* **Data provided**
────────

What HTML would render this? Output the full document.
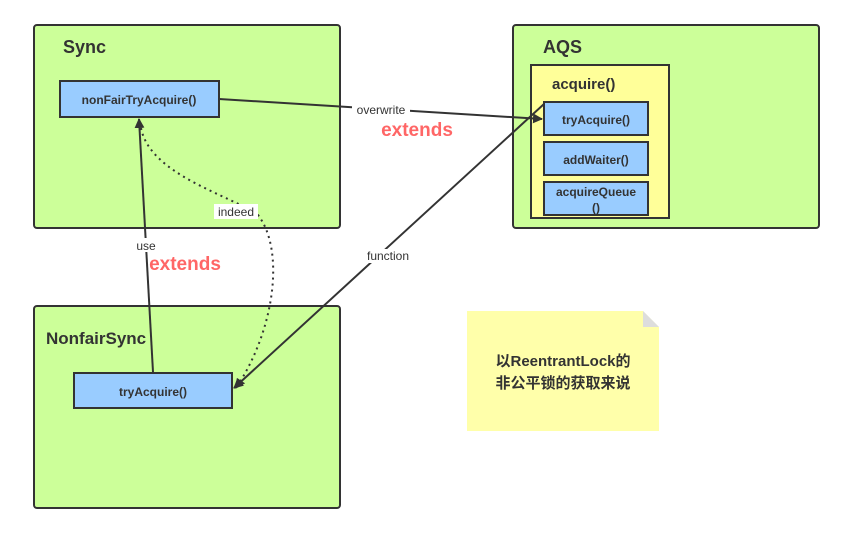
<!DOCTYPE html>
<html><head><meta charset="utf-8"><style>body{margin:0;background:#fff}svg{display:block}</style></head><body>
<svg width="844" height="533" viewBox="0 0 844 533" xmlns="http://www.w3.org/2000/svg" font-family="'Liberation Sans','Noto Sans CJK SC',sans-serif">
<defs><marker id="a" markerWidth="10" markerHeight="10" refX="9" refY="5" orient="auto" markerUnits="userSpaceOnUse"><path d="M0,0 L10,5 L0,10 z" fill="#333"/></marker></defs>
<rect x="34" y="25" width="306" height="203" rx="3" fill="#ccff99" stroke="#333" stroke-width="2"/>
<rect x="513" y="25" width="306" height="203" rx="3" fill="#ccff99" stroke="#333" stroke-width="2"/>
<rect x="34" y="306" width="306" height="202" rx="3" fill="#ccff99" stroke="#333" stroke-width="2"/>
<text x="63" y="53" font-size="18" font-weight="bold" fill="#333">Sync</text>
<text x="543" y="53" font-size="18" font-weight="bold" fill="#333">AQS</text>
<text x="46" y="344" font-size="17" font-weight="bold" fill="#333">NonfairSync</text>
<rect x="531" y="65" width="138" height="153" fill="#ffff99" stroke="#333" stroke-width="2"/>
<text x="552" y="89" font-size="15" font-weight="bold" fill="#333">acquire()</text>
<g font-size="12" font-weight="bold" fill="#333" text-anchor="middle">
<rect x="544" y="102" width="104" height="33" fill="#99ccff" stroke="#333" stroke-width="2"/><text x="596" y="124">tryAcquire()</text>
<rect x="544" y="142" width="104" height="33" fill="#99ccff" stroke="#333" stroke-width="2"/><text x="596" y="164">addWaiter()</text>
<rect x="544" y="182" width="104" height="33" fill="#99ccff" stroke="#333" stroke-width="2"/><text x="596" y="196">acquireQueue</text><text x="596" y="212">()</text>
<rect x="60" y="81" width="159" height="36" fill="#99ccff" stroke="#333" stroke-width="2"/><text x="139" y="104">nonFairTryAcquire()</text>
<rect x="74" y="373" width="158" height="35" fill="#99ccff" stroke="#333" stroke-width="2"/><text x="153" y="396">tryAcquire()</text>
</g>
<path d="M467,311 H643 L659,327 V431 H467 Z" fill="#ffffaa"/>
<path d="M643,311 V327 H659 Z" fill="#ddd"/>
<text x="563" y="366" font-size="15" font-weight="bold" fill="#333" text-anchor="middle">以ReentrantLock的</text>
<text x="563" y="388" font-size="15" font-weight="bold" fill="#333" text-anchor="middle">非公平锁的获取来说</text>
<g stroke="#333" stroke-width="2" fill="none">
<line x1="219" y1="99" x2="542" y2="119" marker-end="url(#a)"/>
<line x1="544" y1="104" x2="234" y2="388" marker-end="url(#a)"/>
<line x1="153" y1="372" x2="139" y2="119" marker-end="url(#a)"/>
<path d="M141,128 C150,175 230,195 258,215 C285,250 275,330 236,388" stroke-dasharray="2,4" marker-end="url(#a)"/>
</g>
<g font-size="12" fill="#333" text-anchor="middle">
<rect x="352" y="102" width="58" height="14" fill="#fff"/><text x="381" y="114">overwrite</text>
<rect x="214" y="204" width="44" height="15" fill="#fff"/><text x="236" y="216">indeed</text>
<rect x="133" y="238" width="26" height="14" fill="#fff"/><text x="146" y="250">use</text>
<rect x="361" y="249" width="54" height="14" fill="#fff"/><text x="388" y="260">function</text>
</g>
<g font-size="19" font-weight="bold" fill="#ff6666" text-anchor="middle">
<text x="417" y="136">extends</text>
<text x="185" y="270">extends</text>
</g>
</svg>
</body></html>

────────

* **Written task**
From the material above, copy everything exactly but the pictures.

* **Exercise solution**
What HTML would render this? Output the full document.
<!DOCTYPE html>
<html><head><meta charset="utf-8"><style>body{margin:0;background:#fff}svg{display:block}</style></head><body>
<svg width="844" height="533" viewBox="0 0 844 533" xmlns="http://www.w3.org/2000/svg" font-family="'Liberation Sans','Noto Sans CJK SC',sans-serif">
<defs><marker id="a" markerWidth="10" markerHeight="10" refX="9" refY="5" orient="auto" markerUnits="userSpaceOnUse"><path d="M0,0 L10,5 L0,10 z" fill="#333"/></marker></defs>
<rect x="34" y="25" width="306" height="203" rx="3" fill="#ccff99" stroke="#333" stroke-width="2"/>
<rect x="513" y="25" width="306" height="203" rx="3" fill="#ccff99" stroke="#333" stroke-width="2"/>
<rect x="34" y="306" width="306" height="202" rx="3" fill="#ccff99" stroke="#333" stroke-width="2"/>
<text x="63" y="53" font-size="18" font-weight="bold" fill="#333">Sync</text>
<text x="543" y="53" font-size="18" font-weight="bold" fill="#333">AQS</text>
<text x="46" y="344" font-size="17" font-weight="bold" fill="#333">NonfairSync</text>
<rect x="531" y="65" width="138" height="153" fill="#ffff99" stroke="#333" stroke-width="2"/>
<text x="552" y="89" font-size="15" font-weight="bold" fill="#333">acquire()</text>
<g font-size="12" font-weight="bold" fill="#333" text-anchor="middle">
<rect x="544" y="102" width="104" height="33" fill="#99ccff" stroke="#333" stroke-width="2"/><text x="596" y="124">tryAcquire()</text>
<rect x="544" y="142" width="104" height="33" fill="#99ccff" stroke="#333" stroke-width="2"/><text x="596" y="164">addWaiter()</text>
<rect x="544" y="182" width="104" height="33" fill="#99ccff" stroke="#333" stroke-width="2"/><text x="596" y="196">acquireQueue</text><text x="596" y="212">()</text>
<rect x="60" y="81" width="159" height="36" fill="#99ccff" stroke="#333" stroke-width="2"/><text x="139" y="104">nonFairTryAcquire()</text>
<rect x="74" y="373" width="158" height="35" fill="#99ccff" stroke="#333" stroke-width="2"/><text x="153" y="396">tryAcquire()</text>
</g>
<path d="M467,311 H643 L659,327 V431 H467 Z" fill="#ffffaa"/>
<path d="M643,311 V327 H659 Z" fill="#ddd"/>
<text x="563" y="366" font-size="15" font-weight="bold" fill="#333" text-anchor="middle">以ReentrantLock的</text>
<text x="563" y="388" font-size="15" font-weight="bold" fill="#333" text-anchor="middle">非公平锁的获取来说</text>
<g stroke="#333" stroke-width="2" fill="none">
<line x1="219" y1="99" x2="542" y2="119" marker-end="url(#a)"/>
<line x1="544" y1="104" x2="234" y2="388" marker-end="url(#a)"/>
<line x1="153" y1="372" x2="139" y2="119" marker-end="url(#a)"/>
<path d="M141,128 C150,175 230,195 258,215 C285,250 275,330 236,388" stroke-dasharray="2,4" marker-end="url(#a)"/>
</g>
<g font-size="12" fill="#333" text-anchor="middle">
<rect x="352" y="102" width="58" height="14" fill="#fff"/><text x="381" y="114">overwrite</text>
<rect x="214" y="204" width="44" height="15" fill="#fff"/><text x="236" y="216">indeed</text>
<rect x="133" y="238" width="26" height="14" fill="#fff"/><text x="146" y="250">use</text>
<rect x="361" y="249" width="54" height="14" fill="#fff"/><text x="388" y="260">function</text>
</g>
<g font-size="19" font-weight="bold" fill="#ff6666" text-anchor="middle">
<text x="417" y="136">extends</text>
<text x="185" y="270">extends</text>
</g>
</svg>
</body></html>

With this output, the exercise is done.